Date: 2008-02-17 06:45 am (UTC)
koganbot: (Default)
From: [personal profile] koganbot
its values still loom large over crit-friendly pop

You might be right, but the argument to support this would have to be very subtle and complex, and my guess is that you're not the one who'd be able to make the argument persuasively, given that you don't know the music on this list very well, you don't know the divisions that this list represents - the people voting Beefheart, Richman, and Legendary Stardust Cowboy (!) are not likely voting for much else that's on this list, and they're the ones most likely to be giving scattered votes to the girl groups and Motown and funk and garage rock and bubblegum and glam and Detroit punk (which was very r&b based) that don't register in the results - and you don't know what critics of the time were saying: criticism of course was all over the place in its attitudes but there was a large contingent that would be objecting to this list in much the manner that you do (you have no idea how much you remind me on this thread of Dave Marsh circa 1974, though you're smarter and more engaging and a better writer); in fact this list is much more representative of the rock audience than of rock critics, who were often in conflict with that audience. So the subtle and complex argument would have to be about how people who would be very averse to what they think this list represents and who would plump for very different music nonetheless are something of the latter-day equivalent of the sensibility that produced this list.

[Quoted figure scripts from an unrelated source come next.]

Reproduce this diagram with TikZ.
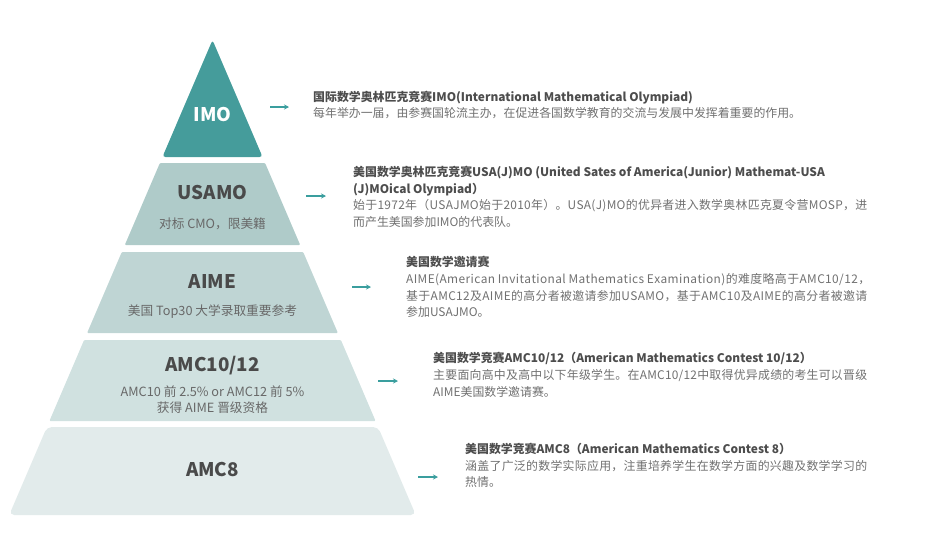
\documentclass[tikz,border=0pt]{standalone}
\usepackage{fontspec}
\setmainfont{Noto Sans CJK SC}
\usetikzlibrary{arrows.meta}
% inter-character justification for the justified description lines
\newXeTeXintercharclass\jcls
\newcount\jci
\jci="4E00 \loop \XeTeXcharclass\jci=\jcls \advance\jci 1 \ifnum\jci<"A000 \repeat
\jci=`A \loop \XeTeXcharclass\jci=\jcls \advance\jci 1 \ifnum\jci<91 \repeat
\jci=`a \loop \XeTeXcharclass\jci=\jcls \advance\jci 1 \ifnum\jci<123 \repeat
\jci=`0 \loop \XeTeXcharclass\jci=\jcls \advance\jci 1 \ifnum\jci<58 \repeat
\XeTeXcharclass`(=\jcls \XeTeXcharclass`)=\jcls \XeTeXcharclass`/=\jcls
\XeTeXcharclass"FF0C=\jcls \XeTeXcharclass"FF08=\jcls \XeTeXcharclass"FF09=\jcls \XeTeXcharclass"3002=\jcls
\XeTeXinterchartoks\jcls\jcls={\hfil}
\newcommand\jline[2]{\hbox to #1{\XeTeXinterchartokenstate=1 #2\XeTeXinterchartokenstate=0}}
\definecolor{cimo}{HTML}{459C9B}
\definecolor{cusamo}{HTML}{AFCBC9}
\definecolor{caime}{HTML}{BFD5D4}
\definecolor{camc}{HTML}{D0E1E0}
\definecolor{camceight}{HTML}{E2EBEB}
\definecolor{carrow}{HTML}{3A9E9E}
\definecolor{ctitle}{HTML}{4D4D4D}
\definecolor{cbody}{HTML}{707070}
\definecolor{clabel}{HTML}{4A4A4A}
\definecolor{csub}{HTML}{686868}
\begin{document}
\begin{tikzpicture}[x=1pt,y=-1pt,
  band/.style={rounded corners=1pt},
  plabel/.style={inner sep=0pt, font=\fontsize{18.8}{22}\selectfont\bfseries, text=clabel},
  psub/.style={inner sep=0pt, font=\fontsize{12.7}{15}\selectfont, text=csub},
  ttl/.style={anchor=base west, inner sep=0pt, font=\fontsize{11.9}{14}\selectfont\bfseries, text=ctitle},
  txt/.style={anchor=base west, inner sep=0pt, font=\fontsize{11.9}{14}\selectfont, text=cbody},
  pointer/.style={draw=carrow, line width=1.7pt, -{Stealth[length=5pt,width=5pt]}}]
\useasboundingbox (0,0) rectangle (928,555);
% pyramid bands
\fill[cimo, rounded corners=3pt] (162.4,157) -- (212.5,40) -- (262.6,157) -- cycle;
\fill[cusamo, band] (159.9,163) -- (265.1,163) -- (300.2,245) -- (124.8,245) -- cycle;
\fill[caime, band] (121.8,252) -- (303.2,252) -- (337.9,333) -- (87.1,333) -- cycle;
\fill[camc, band] (84.1,340) -- (340.9,340) -- (375.6,421) -- (49.4,421) -- cycle;
\fill[camceight, rounded corners=5pt] (46.9,427) -- (378.1,427) -- (415.8,515) -- (9.2,515) -- cycle;
% pyramid labels
\node[plabel, text=white] (limo) at (212.5,115) {IMO};
\node[plabel] (lusamo) at (212.5,193) {USAMO};
\node[psub] (susamo) at (212.5,224) {对标 CMO，限美籍};
\node[plabel] (laime) at (212.5,281) {AIME};
\node[psub] (saime) at (212.5,312) {美国 Top30 大学录取重要参考};
\node[plabel] (lamc) at (212.5,366) {AMC10/12};
\node[psub] (samca) at (212.5,392) {AMC10 前 2.5\% or AMC12 前 5\%};
\node[psub] (samcb) at (212.5,407.5) {获得 AIME 晋级资格};
\node[plabel] (lamceight) at (212.5,469) {AMC8};
% arrows
\coordinate (a1s) at (270,107); \coordinate (a1e) at (289,107);
\coordinate (a2s) at (306,196); \coordinate (a2e) at (326,196);
\coordinate (a3s) at (352,287); \coordinate (a3e) at (371,287);
\coordinate (a4s) at (378,381); \coordinate (a4e) at (398,381);
\coordinate (a5s) at (418,477); \coordinate (a5e) at (438,477);
\draw[pointer] (a1s) -- (a1e);
\draw[pointer] (a2s) -- (a2e);
\draw[pointer] (a3s) -- (a3e);
\draw[pointer] (a4s) -- (a4e);
\draw[pointer] (a5s) -- (a5e);
% IMO text
\node[ttl] (imot) at (313,101.5) {国际数学奥林匹克竞赛IMO(International Mathematical Olympiad)};
\node[txt] (imob) at (313,117.5) {每年举办一届，由参赛国轮流主办，在促进各国数学教育的交流与发展中发挥着重要的作用。};
% USAMO text
\node[ttl] (usat1) at (353,176.5) {美国数学奥林匹克竞赛USA(J)MO (United Sates of America(Junior) Mathemat-USA};
\node[ttl] (usat2) at (353,193.5) {(J)MOical Olympiad）};
\node[txt] (usab1) at (353,209.5) {\jline{514pt}{始于1972年（USAJMO始于2010年）。USA(J)MO的优异者进入数学奥林匹克夏令营MOSP，进}};
\node[txt] (usab2) at (353,226.5) {而产生美国参加IMO的代表队。};
% AIME text
\node[ttl] (aimet) at (406,266.5) {美国数学邀请赛};
\node[txt] (aimeb1) at (406,283.5) {\jline{464pt}{AIME(American Invitational Mathematics Examination)的难度略高于AMC10/12，}};
\node[txt] (aimeb2) at (406,300.5) {\jline{461pt}{基于AMC12及AIME的高分者被邀请参加USAMO，基于AMC10及AIME的高分者被邀请}};
\node[txt] (aimeb3) at (406,316.5) {参加USAJMO。};
% AMC10/12 text
\node[ttl] (amct) at (433,362.5) {美国数学竞赛AMC10/12（American Mathematics Contest 10/12）};
\node[txt] (amcb1) at (433,379.5) {\jline{434pt}{主要面向高中及高中以下年级学生。在AMC10/12中取得优异成绩的考生可以晋级}};
\node[txt] (amcb2) at (433,396.5) {AIME美国数学邀请赛。};
% AMC8 text
\node[ttl] (amc8t) at (465,453.5) {美国数学竞赛AMC8（American Mathematics Contest 8）};
\node[txt] (amc8b1) at (465,470.5) {\jline{402pt}{涵盖了广泛的数学实际应用，注重培养学生在数学方面的兴趣及数学学习的}};
\node[txt] (amc8b2) at (465,486.5) {热情。};
\end{tikzpicture}
\end{document}
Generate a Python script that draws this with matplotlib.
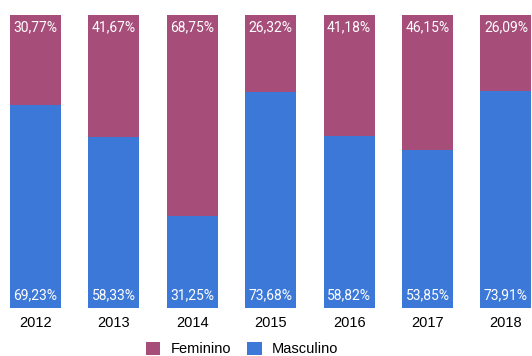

In other words, you need to read chapters 12 and 13 of my book. Not that those chapters make the argument I'm envisioning here (which I'm not sure is right anyway), but they're a template one could start with to make such an argument.

Date: 2008-02-17 09:39 am (UTC)
koganbot: (Default)
From: [personal profile] koganbot
the people voting Beefheart, Richman, and Legendary Stardust Cowboy (!) are not likely voting for much else that's on this list

Er, I mean people voting for Richman et al. in 1976, not poptimists voting for them in this poll.